-- Exercise --
Copy out all the lines exactly. Omit pictures.

-- Stored data --
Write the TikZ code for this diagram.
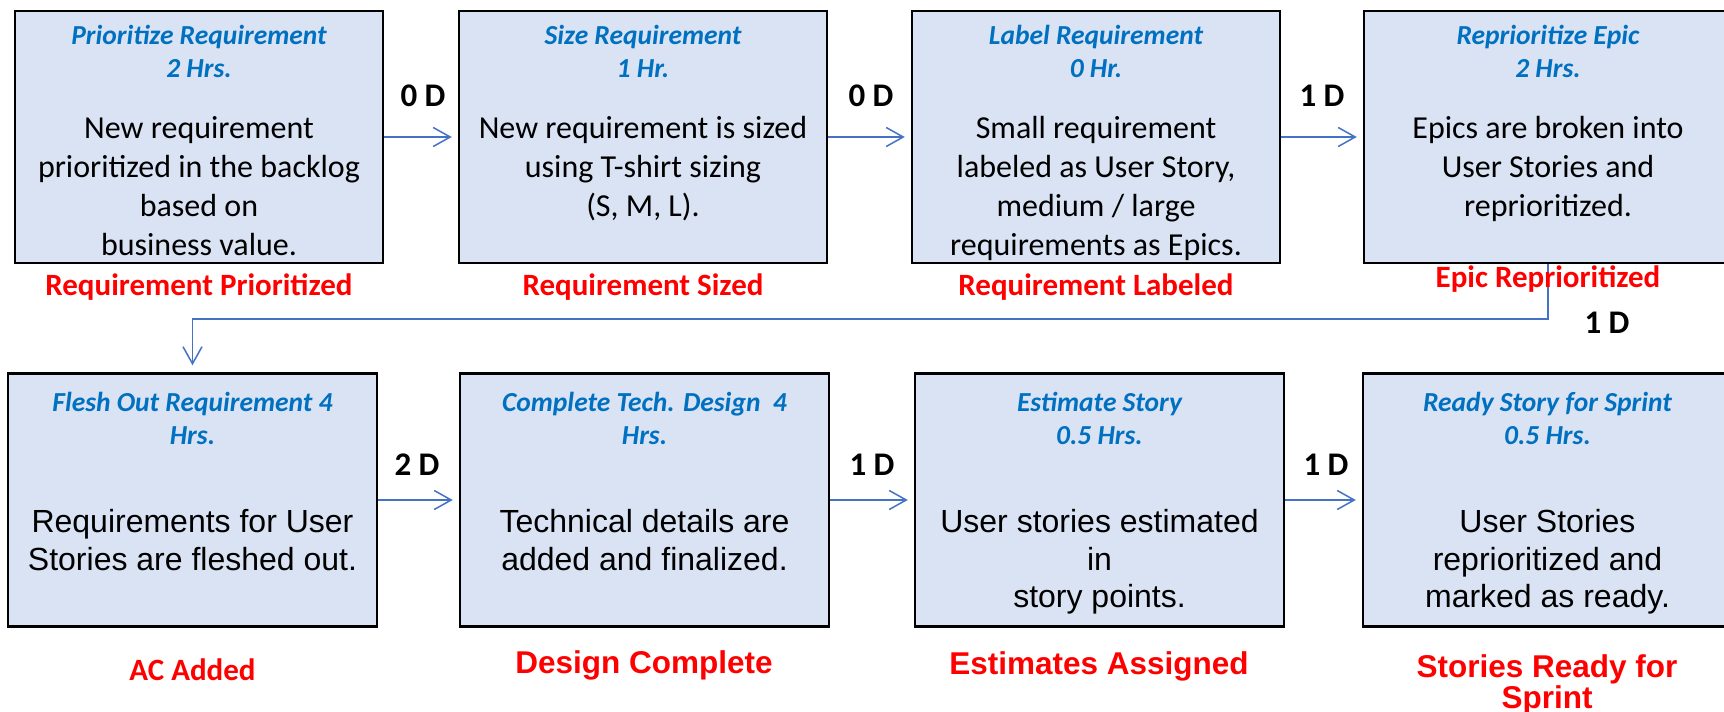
\documentclass[tikz,border=0pt]{standalone}
\usepackage{fontspec}
\newfontfamily\calfont{Carlito}
\newfontfamily\arifont{Liberation Sans}
\usetikzlibrary{arrows.meta}
\definecolor{boxfill}{HTML}{DAE3F3}
\definecolor{titleblue}{HTML}{0070C0}
\definecolor{arrblue}{HTML}{4472C4}
\definecolor{lblred}{HTML}{FF0000}
\tikzset{
  stepbox/.style={draw=black, line width=2.5pt, fill=boxfill, inner sep=0pt, minimum height=252pt},
  ttl/.style={anchor=north, align=center, inner sep=0pt, text=titleblue, font=\calfont\bfseries\itshape\fontsize{27.5}{33}\selectfont},
  bodyA/.style={anchor=north, align=center, inner sep=0pt, text=black, font=\calfont\fontsize{32}{39}\selectfont},
  bodyB/.style={anchor=north, align=center, inner sep=0pt, text=black, font=\arifont\fontsize{32}{37.5}\selectfont},
  redA/.style={anchor=base, inner sep=0pt, text=lblred, font=\calfont\bfseries\fontsize{31}{31}\selectfont},
  redB/.style={anchor=base, inner sep=0pt, text=lblred, font=\arifont\bfseries\fontsize{31.5}{31}\selectfont},
  dlbl/.style={anchor=base, inner sep=0pt, text=black, font=\calfont\bfseries\fontsize{33}{33}\selectfont},
  conn/.style={draw=arrblue, line width=1.5pt, -{Straight Barb[length=17pt,width=19pt,line width=1.5pt]}, shorten >=6pt}
}
\begin{document}
\begin{tikzpicture}[x=1pt,y=-1pt]
\useasboundingbox (0,0) rectangle (1724,712);
\fill[white] (0,0) rectangle (1724,712);
% boxes row 1
\node[stepbox, minimum width=368pt] (b1) at (199,137) {};
\node[stepbox, minimum width=368pt] (b2) at (643,137) {};
\node[stepbox, minimum width=368pt] (b3) at (1096,137) {};
\node[stepbox, minimum width=368pt] (b4) at (1548,137) {};
% boxes row 2
\node[stepbox, minimum width=369pt, minimum height=253pt] (b5) at (192.5,500) {};
\node[stepbox, minimum width=369pt, minimum height=253pt] (b6) at (644.5,500) {};
\node[stepbox, minimum width=369pt, minimum height=253pt] (b7) at (1099.5,500) {};
\node[stepbox, minimum width=369pt, minimum height=253pt] (b8) at (1547.5,500) {};
% connectors
\draw[conn] (b1) -- (b2);
\draw[conn] (b2) -- (b3);
\draw[conn] (b3) -- (b4);
\coordinate (elbow) at (0,319);
\draw[conn, shorten >=7pt] (b4.south) -- (b4.south |- elbow) -| (b5.north);
\draw[conn] (b5) -- (b6);
\draw[conn] (b6) -- (b7);
\draw[conn] (b7) -- (b8);
% titles
\node[ttl] (t1) at (199,22) {\rule{0pt}{22pt}Prioritize Requirement\\2 Hrs.};
\node[ttl] (t2) at (643,22) {\rule{0pt}{22pt}Size Requirement\\1 Hr.};
\node[ttl] (t3) at (1096,22) {\rule{0pt}{22pt}Label Requirement\\0 Hr.};
\node[ttl] (t4) at (1548,22) {\rule{0pt}{22pt}Reprioritize Epic\\2 Hrs.};
\node[ttl] (t5) at (192.5,389) {\rule{0pt}{22pt}Flesh Out Requirement 4\\Hrs.};
\node[ttl] (t6) at (644.5,389) {\rule{0pt}{22pt}Complete Tech. Design\ \ 4\\Hrs.};
\node[ttl] (t7) at (1099.5,389) {\rule{0pt}{22pt}Estimate Story\\0.5 Hrs.};
\node[ttl] (t8) at (1547.5,389) {\rule{0pt}{22pt}Ready Story for Sprint\\0.5 Hrs.};
% bodies
\node[bodyA] (d1) at (199,111) {\rule{0pt}{27pt}New requirement\\prioritized in the backlog\\based on\\business value.};
\node[bodyA] (d2) at (643,111) {\rule{0pt}{27pt}New requirement is sized\\using T-shirt sizing\\(S, M, L).};
\node[bodyA] (d3) at (1096,111) {\rule{0pt}{27pt}Small requirement\\labeled as User Story,\\medium / large\\requirements as Epics.};
\node[bodyA] (d4) at (1548,111) {\rule{0pt}{27pt}Epics are broken into\\User Stories and\\reprioritized.};
\node[bodyB] (d5) at (192.5,505.5) {\rule{0pt}{27pt}Requirements for User\\Stories are fleshed out.};
\node[bodyB] (d6) at (644.5,505.5) {\rule{0pt}{27pt}Technical details are\\added and finalized.};
\node[bodyB] (d7) at (1099.5,505.5) {\rule{0pt}{27pt}User stories estimated\\in\\story points.};
\node[bodyB] (d8) at (1547.5,505.5) {\rule{0pt}{27pt}User Stories\\reprioritized and\\marked as ready.};
% red labels
\node[redA] (r1) at (199,295) {Requirement Prioritized};
\node[redA] (r2) at (643,295) {Requirement Sized};
\node[redA] (r3) at (1096,295) {Requirement Labeled};
\node[redA] (r4) at (1548,287) {Epic Reprioritized};
\node[redA] (r5) at (192.5,680) {AC Added};
\node[redB] (r6) at (644,673) {Design Complete};
\node[redB] (r7) at (1099,674) {Estimates Assigned};
\node[redB, anchor=north, align=center, font=\arifont\bfseries\fontsize{31.5}{31}\selectfont] (r8) at (1547,652) {\rule{0pt}{25pt}Stories Ready for\\Sprint};
% day labels
\node[dlbl] (l1) at (423,106) {0 D};
\node[dlbl] (l2) at (871,106) {0 D};
\node[dlbl] (l3) at (1322,106) {1 D};
\node[dlbl] (l4) at (1607,333) {1 D};
\node[dlbl] (l5) at (417,475) {2 D};
\node[dlbl] (l6) at (872,475) {1 D};
\node[dlbl] (l7) at (1326,475) {1 D};
\end{tikzpicture}
\end{document}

-- Response to the exercise --
Write the TikZ code for this diagram.
\documentclass[tikz,border=0pt]{standalone}
\usepackage{fontspec}
\newfontfamily\calfont{Carlito}
\newfontfamily\arifont{Liberation Sans}
\usetikzlibrary{arrows.meta}
\definecolor{boxfill}{HTML}{DAE3F3}
\definecolor{titleblue}{HTML}{0070C0}
\definecolor{arrblue}{HTML}{4472C4}
\definecolor{lblred}{HTML}{FF0000}
\tikzset{
  stepbox/.style={draw=black, line width=2.5pt, fill=boxfill, inner sep=0pt, minimum height=252pt},
  ttl/.style={anchor=north, align=center, inner sep=0pt, text=titleblue, font=\calfont\bfseries\itshape\fontsize{27.5}{33}\selectfont},
  bodyA/.style={anchor=north, align=center, inner sep=0pt, text=black, font=\calfont\fontsize{32}{39}\selectfont},
  bodyB/.style={anchor=north, align=center, inner sep=0pt, text=black, font=\arifont\fontsize{32}{37.5}\selectfont},
  redA/.style={anchor=base, inner sep=0pt, text=lblred, font=\calfont\bfseries\fontsize{31}{31}\selectfont},
  redB/.style={anchor=base, inner sep=0pt, text=lblred, font=\arifont\bfseries\fontsize{31.5}{31}\selectfont},
  dlbl/.style={anchor=base, inner sep=0pt, text=black, font=\calfont\bfseries\fontsize{33}{33}\selectfont},
  conn/.style={draw=arrblue, line width=1.5pt, -{Straight Barb[length=17pt,width=19pt,line width=1.5pt]}, shorten >=6pt}
}
\begin{document}
\begin{tikzpicture}[x=1pt,y=-1pt]
\useasboundingbox (0,0) rectangle (1724,712);
\fill[white] (0,0) rectangle (1724,712);
% boxes row 1
\node[stepbox, minimum width=368pt] (b1) at (199,137) {};
\node[stepbox, minimum width=368pt] (b2) at (643,137) {};
\node[stepbox, minimum width=368pt] (b3) at (1096,137) {};
\node[stepbox, minimum width=368pt] (b4) at (1548,137) {};
% boxes row 2
\node[stepbox, minimum width=369pt, minimum height=253pt] (b5) at (192.5,500) {};
\node[stepbox, minimum width=369pt, minimum height=253pt] (b6) at (644.5,500) {};
\node[stepbox, minimum width=369pt, minimum height=253pt] (b7) at (1099.5,500) {};
\node[stepbox, minimum width=369pt, minimum height=253pt] (b8) at (1547.5,500) {};
% connectors
\draw[conn] (b1) -- (b2);
\draw[conn] (b2) -- (b3);
\draw[conn] (b3) -- (b4);
\coordinate (elbow) at (0,319);
\draw[conn, shorten >=7pt] (b4.south) -- (b4.south |- elbow) -| (b5.north);
\draw[conn] (b5) -- (b6);
\draw[conn] (b6) -- (b7);
\draw[conn] (b7) -- (b8);
% titles
\node[ttl] (t1) at (199,22) {\rule{0pt}{22pt}Prioritize Requirement\\2 Hrs.};
\node[ttl] (t2) at (643,22) {\rule{0pt}{22pt}Size Requirement\\1 Hr.};
\node[ttl] (t3) at (1096,22) {\rule{0pt}{22pt}Label Requirement\\0 Hr.};
\node[ttl] (t4) at (1548,22) {\rule{0pt}{22pt}Reprioritize Epic\\2 Hrs.};
\node[ttl] (t5) at (192.5,389) {\rule{0pt}{22pt}Flesh Out Requirement 4\\Hrs.};
\node[ttl] (t6) at (644.5,389) {\rule{0pt}{22pt}Complete Tech. Design\ \ 4\\Hrs.};
\node[ttl] (t7) at (1099.5,389) {\rule{0pt}{22pt}Estimate Story\\0.5 Hrs.};
\node[ttl] (t8) at (1547.5,389) {\rule{0pt}{22pt}Ready Story for Sprint\\0.5 Hrs.};
% bodies
\node[bodyA] (d1) at (199,111) {\rule{0pt}{27pt}New requirement\\prioritized in the backlog\\based on\\business value.};
\node[bodyA] (d2) at (643,111) {\rule{0pt}{27pt}New requirement is sized\\using T-shirt sizing\\(S, M, L).};
\node[bodyA] (d3) at (1096,111) {\rule{0pt}{27pt}Small requirement\\labeled as User Story,\\medium / large\\requirements as Epics.};
\node[bodyA] (d4) at (1548,111) {\rule{0pt}{27pt}Epics are broken into\\User Stories and\\reprioritized.};
\node[bodyB] (d5) at (192.5,505.5) {\rule{0pt}{27pt}Requirements for User\\Stories are fleshed out.};
\node[bodyB] (d6) at (644.5,505.5) {\rule{0pt}{27pt}Technical details are\\added and finalized.};
\node[bodyB] (d7) at (1099.5,505.5) {\rule{0pt}{27pt}User stories estimated\\in\\story points.};
\node[bodyB] (d8) at (1547.5,505.5) {\rule{0pt}{27pt}User Stories\\reprioritized and\\marked as ready.};
% red labels
\node[redA] (r1) at (199,295) {Requirement Prioritized};
\node[redA] (r2) at (643,295) {Requirement Sized};
\node[redA] (r3) at (1096,295) {Requirement Labeled};
\node[redA] (r4) at (1548,287) {Epic Reprioritized};
\node[redA] (r5) at (192.5,680) {AC Added};
\node[redB] (r6) at (644,673) {Design Complete};
\node[redB] (r7) at (1099,674) {Estimates Assigned};
\node[redB, anchor=north, align=center, font=\arifont\bfseries\fontsize{31.5}{31}\selectfont] (r8) at (1547,652) {\rule{0pt}{25pt}Stories Ready for\\Sprint};
% day labels
\node[dlbl] (l1) at (423,106) {0 D};
\node[dlbl] (l2) at (871,106) {0 D};
\node[dlbl] (l3) at (1322,106) {1 D};
\node[dlbl] (l4) at (1607,333) {1 D};
\node[dlbl] (l5) at (417,475) {2 D};
\node[dlbl] (l6) at (872,475) {1 D};
\node[dlbl] (l7) at (1326,475) {1 D};
\end{tikzpicture}
\end{document}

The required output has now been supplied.